One insider told The Wrap that staff began trading panicked messages on its internal Slack channel, demanding reassurances from its leaders and a town hall meeting.
Finkelstein agreed to set up Zoom calls with each of the site’s departments and verticals. The Wrap is told that those meetings have begun, and the staff has ceased posting anxious messages about a potential sale or further layoffs on Slack for fear of further leaks.
The drama follows The Messenger president Richard Beckman’s announcement of his exit on Jan. 2 from the company on LinkedIn following a personal health scare.
“Back in November, I had advised Jimmy Finkelstein of my decision to step down based on short-term health issues I have endured this past year and will be subsequently retiring from the corporate world at the end of this month,” Beckman wrote.

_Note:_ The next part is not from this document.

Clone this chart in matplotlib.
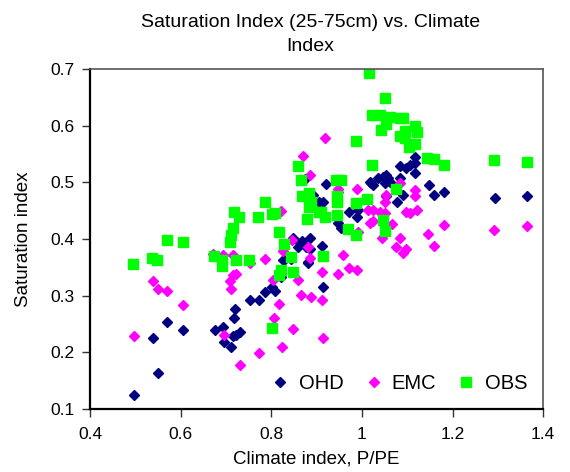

“I will be helping with the transition this next few weeks then watching and cheering from the sidelines as my colleagues continue to pursue, with great passion, their noble mission to bring balance back to the newsroom.”
A spokesperson for The Messenger declined to discuss fundraising, but referred TheWrap to a previous statement: “In November, Comscore reported that The Messenger generated 88 million page views in only seven months, which puts us ahead of many of our competitors.”
Comscore reported 11 million unique visitors to The Messenger in December.
“We anticipate that our traffic will continue to increase substantially at a time when most publications are seeing a sharp decrease,” the statement also said.